▶ **Your instructions**
Leave out the pictures and reproduce all of the data exactly.

▶ **Source excerpt**
——————————

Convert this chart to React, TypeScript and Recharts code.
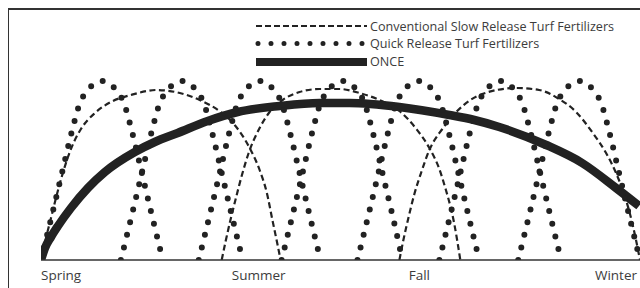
import React from 'react';
import { ComposedChart, Line, XAxis, YAxis, Legend } from 'recharts';

// x: position through the year (0 = start of spring), y: amount released
const seasonLabels = ['Spring', 'Summer', 'Fall', 'Winter'];
const seasonTicks = [0, 218, 379, 597];

const legendLabels = [
  'Conventional Slow Release Turf Fertilizers',
  'Quick Release Turf Fertilizers',
  'ONCE',
];

const onceRelease: [number, number][] = [
  [0, 0], [4, 12], [10, 23], [17, 34], [30, 52], [47, 72], [64, 88], [94, 108], [114, 118],
  [137, 127], [167, 139], [197, 148], [239, 154], [279, 157], [309, 157], [359, 153],
  [409, 145], [434, 140], [459, 133], [506, 115], [542, 97], [576, 72], [599, 54],
];

const slowRelease1: [number, number][] = [
  [0, 0], [4, 18], [9, 38], [15, 62], [21, 84], [27, 103], [33, 118], [40, 131], [54, 147],
  [70, 158], [90, 165], [116, 170], [139, 167], [159, 160], [180, 148], [194, 135],
  [209, 112], [219, 90], [226, 68], [232, 39], [237, 15], [240, 0],
];
const slowRelease2: [number, number][] = [
  [181, 0], [185, 19], [190, 41], [195, 61], [201, 84], [208, 107], [219, 132], [229, 148],
  [242, 160], [259, 168], [279, 171], [299, 171], [319, 167], [339, 160], [359, 149],
  [376, 131], [389, 112], [399, 91], [405, 72], [410, 54], [414, 36], [417, 19], [420, 0],
];
const slowRelease3: [number, number][] = [
  [359, 0], [363, 20], [368, 42], [374, 66], [381, 88], [389, 110], [402, 131], [416, 148],
  [442, 166], [476, 172], [499, 170], [519, 161], [536, 148], [552, 128], [566, 107],
  [576, 87], [586, 60], [592, 38], [596, 20], [600, 0],
];

const quick1: [number, number][] = [
  [0, 0], [11, 45], [21, 87], [31, 129], [39, 157], [46, 169], [55, 177], [61, 179],
  [67, 177], [76, 169], [83, 157], [91, 129], [101, 87], [111, 45], [122, 0],
];
const quick2: [number, number][] = [
  [80, 0], [91, 45], [101, 87], [111, 129], [119, 157], [126, 169], [135, 177], [141, 179],
  [147, 177], [156, 169], [163, 157], [171, 129], [181, 87], [191, 45], [202, 0],
];
const quick3: [number, number][] = [
  [158, 0], [169, 45], [179, 87], [189, 129], [197, 157], [204, 169], [213, 177], [219, 179],
  [225, 177], [234, 169], [241, 157], [249, 129], [259, 87], [269, 45], [280, 0],
];
const quick4: [number, number][] = [
  [241, 0], [252, 45], [262, 87], [272, 129], [280, 157], [287, 169], [296, 177], [302, 179],
  [308, 177], [317, 169], [324, 157], [332, 129], [342, 87], [352, 45], [362, 0],
];
const quick5: [number, number][] = [
  [317, 0], [328, 45], [338, 87], [348, 129], [356, 157], [363, 169], [372, 177], [378, 179],
  [384, 177], [393, 169], [400, 157], [408, 129], [418, 87], [428, 45], [439, 0],
];
const quick6: [number, number][] = [
  [399, 0], [410, 45], [420, 87], [430, 129], [438, 157], [445, 169], [454, 177], [460, 179],
  [466, 177], [475, 169], [482, 157], [490, 129], [500, 87], [510, 45], [521, 0],
];
const quick7: [number, number][] = [
  [478, 0], [489, 45], [499, 87], [509, 129], [517, 157], [524, 169], [533, 177], [539, 179],
  [545, 177], [554, 169], [561, 157], [569, 129], [579, 87], [589, 45], [600, 0],
];

const toRows = (pts: [number, number][]) => pts.map(([x, y]) => ({ x, y }));

const INK = '#222222';
const TEXT = '#3c3c3c';
const FONT = "'Open Sans', 'Noto Sans', sans-serif";

const slowSeries = [slowRelease1, slowRelease2, slowRelease3];
const quickSeries = [quick1, quick2, quick3, quick4, quick5, quick6, quick7];

const renderTick = (props: any) => {
  const { x, y, payload } = props;
  const i = seasonTicks.indexOf(payload.value);
  const anchor = i === 0 ? 'start' : i === seasonTicks.length - 1 ? 'end' : 'middle';
  return (
    <text x={x} y={y} dy={12} textAnchor={anchor} fontSize={13.5} fill={TEXT} fontFamily={FONT}>
      {seasonLabels[i]}
    </text>
  );
};

const renderLegend = () => (
  <svg width={380} height={58} style={{ display: 'block', overflow: 'visible' }}>
    <line x1={0} x2={111} y1={9} y2={9} stroke={INK} strokeWidth={2.2} strokeDasharray="6 3" />
    <line x1={2} x2={111} y1={26.5} y2={26.5} stroke={INK} strokeWidth={5} strokeDasharray="0 13" strokeLinecap="round" />
    <rect x={0} y={41} width={111} height={8} fill={INK} />
    {legendLabels.map((t, i) => (
      <text key={t} x={114} y={13.5 + i * 17.8} fontSize={12.6} fill={TEXT} fontFamily={FONT}>
        {t}
      </text>
    ))}
  </svg>
);

const renderYLabel = () => (
  <text
    x={24}
    y={124}
    transform="rotate(-90 24 124)"
    textAnchor="middle"
    fontSize={13.5}
    fill={TEXT}
    fontFamily={FONT}
  >
    Amount of Nutrients Released
  </text>
);

export default function App() {
  return (
    <div style={{ position: 'relative', width: 632, height: 280 }}>
      <style>{'html{overflow:hidden} body{margin-right:0}'}</style>
      <div
        style={{
          position: 'absolute',
          left: 0,
          top: 0,
          width: 632,
          height: 280,
          boxSizing: 'border-box',
          borderTop: '2px solid #333',
          borderLeft: '1.5px solid #333',
          pointerEvents: 'none',
        }}
      />
      <ComposedChart width={632} height={280} margin={{ top: 1, right: 0, bottom: 0, left: 33 }}>
        <XAxis
          dataKey="x"
          type="number"
          domain={[0, 600]}
          ticks={seasonTicks}
          interval={0}
          tick={renderTick}
          tickLine={false}
          axisLine={{ stroke: '#333', strokeWidth: 1.5 }}
          height={28}
          allowDataOverflow
        />
        <YAxis
          type="number"
          domain={[0, 251]}
          width={0}
          tick={false}
          tickLine={false}
          axisLine={{ stroke: '#333', strokeWidth: 1.5 }}
          label={{ content: renderYLabel }}
          allowDataOverflow
        />
        <Legend
          layout="vertical"
          align="center"
          verticalAlign="middle"
          wrapperStyle={{ left: 248, top: 8.5, width: 380 }}
          content={renderLegend}
        />
        <Line
          data={toRows(onceRelease)}
          dataKey="y"
          type="monotone"
          stroke={INK}
          strokeWidth={8.5}
          dot={false}
          activeDot={false}
          isAnimationActive={false}
          legendType="none"
        />
        {slowSeries.map((s, i) => (
          <Line
            key={'s' + i}
            data={toRows(s)}
            dataKey="y"
            type="monotone"
            stroke={INK}
            strokeWidth={2.2}
            strokeDasharray="6 3.5"
            dot={false}
            activeDot={false}
            isAnimationActive={false}
            legendType="none"
          />
        ))}
        {quickSeries.map((s, i) => (
          <Line
            key={'q' + i}
            data={toRows(s)}
            dataKey="y"
            type="monotone"
            stroke={INK}
            strokeWidth={6}
            strokeDasharray="0 13"
            strokeLinecap="round"
            dot={false}
            activeDot={false}
            isAnimationActive={false}
            legendType="none"
          />
        ))}
      </ComposedChart>
    </div>
  );
}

——————————

▶ **Response to this task**
Convert this chart to React, TypeScript and Recharts code.
import React from 'react';
import { ComposedChart, Line, XAxis, YAxis, Legend } from 'recharts';

// x: position through the year (0 = start of spring), y: amount released
const seasonLabels = ['Spring', 'Summer', 'Fall', 'Winter'];
const seasonTicks = [0, 218, 379, 597];

const legendLabels = [
  'Conventional Slow Release Turf Fertilizers',
  'Quick Release Turf Fertilizers',
  'ONCE',
];

const onceRelease: [number, number][] = [
  [0, 0], [4, 12], [10, 23], [17, 34], [30, 52], [47, 72], [64, 88], [94, 108], [114, 118],
  [137, 127], [167, 139], [197, 148], [239, 154], [279, 157], [309, 157], [359, 153],
  [409, 145], [434, 140], [459, 133], [506, 115], [542, 97], [576, 72], [599, 54],
];

const slowRelease1: [number, number][] = [
  [0, 0], [4, 18], [9, 38], [15, 62], [21, 84], [27, 103], [33, 118], [40, 131], [54, 147],
  [70, 158], [90, 165], [116, 170], [139, 167], [159, 160], [180, 148], [194, 135],
  [209, 112], [219, 90], [226, 68], [232, 39], [237, 15], [240, 0],
];
const slowRelease2: [number, number][] = [
  [181, 0], [185, 19], [190, 41], [195, 61], [201, 84], [208, 107], [219, 132], [229, 148],
  [242, 160], [259, 168], [279, 171], [299, 171], [319, 167], [339, 160], [359, 149],
  [376, 131], [389, 112], [399, 91], [405, 72], [410, 54], [414, 36], [417, 19], [420, 0],
];
const slowRelease3: [number, number][] = [
  [359, 0], [363, 20], [368, 42], [374, 66], [381, 88], [389, 110], [402, 131], [416, 148],
  [442, 166], [476, 172], [499, 170], [519, 161], [536, 148], [552, 128], [566, 107],
  [576, 87], [586, 60], [592, 38], [596, 20], [600, 0],
];

const quick1: [number, number][] = [
  [0, 0], [11, 45], [21, 87], [31, 129], [39, 157], [46, 169], [55, 177], [61, 179],
  [67, 177], [76, 169], [83, 157], [91, 129], [101, 87], [111, 45], [122, 0],
];
const quick2: [number, number][] = [
  [80, 0], [91, 45], [101, 87], [111, 129], [119, 157], [126, 169], [135, 177], [141, 179],
  [147, 177], [156, 169], [163, 157], [171, 129], [181, 87], [191, 45], [202, 0],
];
const quick3: [number, number][] = [
  [158, 0], [169, 45], [179, 87], [189, 129], [197, 157], [204, 169], [213, 177], [219, 179],
  [225, 177], [234, 169], [241, 157], [249, 129], [259, 87], [269, 45], [280, 0],
];
const quick4: [number, number][] = [
  [241, 0], [252, 45], [262, 87], [272, 129], [280, 157], [287, 169], [296, 177], [302, 179],
  [308, 177], [317, 169], [324, 157], [332, 129], [342, 87], [352, 45], [362, 0],
];
const quick5: [number, number][] = [
  [317, 0], [328, 45], [338, 87], [348, 129], [356, 157], [363, 169], [372, 177], [378, 179],
  [384, 177], [393, 169], [400, 157], [408, 129], [418, 87], [428, 45], [439, 0],
];
const quick6: [number, number][] = [
  [399, 0], [410, 45], [420, 87], [430, 129], [438, 157], [445, 169], [454, 177], [460, 179],
  [466, 177], [475, 169], [482, 157], [490, 129], [500, 87], [510, 45], [521, 0],
];
const quick7: [number, number][] = [
  [478, 0], [489, 45], [499, 87], [509, 129], [517, 157], [524, 169], [533, 177], [539, 179],
  [545, 177], [554, 169], [561, 157], [569, 129], [579, 87], [589, 45], [600, 0],
];

const toRows = (pts: [number, number][]) => pts.map(([x, y]) => ({ x, y }));

const INK = '#222222';
const TEXT = '#3c3c3c';
const FONT = "'Open Sans', 'Noto Sans', sans-serif";

const slowSeries = [slowRelease1, slowRelease2, slowRelease3];
const quickSeries = [quick1, quick2, quick3, quick4, quick5, quick6, quick7];

const renderTick = (props: any) => {
  const { x, y, payload } = props;
  const i = seasonTicks.indexOf(payload.value);
  const anchor = i === 0 ? 'start' : i === seasonTicks.length - 1 ? 'end' : 'middle';
  return (
    <text x={x} y={y} dy={12} textAnchor={anchor} fontSize={13.5} fill={TEXT} fontFamily={FONT}>
      {seasonLabels[i]}
    </text>
  );
};

const renderLegend = () => (
  <svg width={380} height={58} style={{ display: 'block', overflow: 'visible' }}>
    <line x1={0} x2={111} y1={9} y2={9} stroke={INK} strokeWidth={2.2} strokeDasharray="6 3" />
    <line x1={2} x2={111} y1={26.5} y2={26.5} stroke={INK} strokeWidth={5} strokeDasharray="0 13" strokeLinecap="round" />
    <rect x={0} y={41} width={111} height={8} fill={INK} />
    {legendLabels.map((t, i) => (
      <text key={t} x={114} y={13.5 + i * 17.8} fontSize={12.6} fill={TEXT} fontFamily={FONT}>
        {t}
      </text>
    ))}
  </svg>
);

const renderYLabel = () => (
  <text
    x={24}
    y={124}
    transform="rotate(-90 24 124)"
    textAnchor="middle"
    fontSize={13.5}
    fill={TEXT}
    fontFamily={FONT}
  >
    Amount of Nutrients Released
  </text>
);

export default function App() {
  return (
    <div style={{ position: 'relative', width: 632, height: 280 }}>
      <style>{'html{overflow:hidden} body{margin-right:0}'}</style>
      <div
        style={{
          position: 'absolute',
          left: 0,
          top: 0,
          width: 632,
          height: 280,
          boxSizing: 'border-box',
          borderTop: '2px solid #333',
          borderLeft: '1.5px solid #333',
          pointerEvents: 'none',
        }}
      />
      <ComposedChart width={632} height={280} margin={{ top: 1, right: 0, bottom: 0, left: 33 }}>
        <XAxis
          dataKey="x"
          type="number"
          domain={[0, 600]}
          ticks={seasonTicks}
          interval={0}
          tick={renderTick}
          tickLine={false}
          axisLine={{ stroke: '#333', strokeWidth: 1.5 }}
          height={28}
          allowDataOverflow
        />
        <YAxis
          type="number"
          domain={[0, 251]}
          width={0}
          tick={false}
          tickLine={false}
          axisLine={{ stroke: '#333', strokeWidth: 1.5 }}
          label={{ content: renderYLabel }}
          allowDataOverflow
        />
        <Legend
          layout="vertical"
          align="center"
          verticalAlign="middle"
          wrapperStyle={{ left: 248, top: 8.5, width: 380 }}
          content={renderLegend}
        />
        <Line
          data={toRows(onceRelease)}
          dataKey="y"
          type="monotone"
          stroke={INK}
          strokeWidth={8.5}
          dot={false}
          activeDot={false}
          isAnimationActive={false}
          legendType="none"
        />
        {slowSeries.map((s, i) => (
          <Line
            key={'s' + i}
            data={toRows(s)}
            dataKey="y"
            type="monotone"
            stroke={INK}
            strokeWidth={2.2}
            strokeDasharray="6 3.5"
            dot={false}
            activeDot={false}
            isAnimationActive={false}
            legendType="none"
          />
        ))}
        {quickSeries.map((s, i) => (
          <Line
            key={'q' + i}
            data={toRows(s)}
            dataKey="y"
            type="monotone"
            stroke={INK}
            strokeWidth={6}
            strokeDasharray="0 13"
            strokeLinecap="round"
            dot={false}
            activeDot={false}
            isAnimationActive={false}
            legendType="none"
          />
        ))}
      </ComposedChart>
    </div>
  );
}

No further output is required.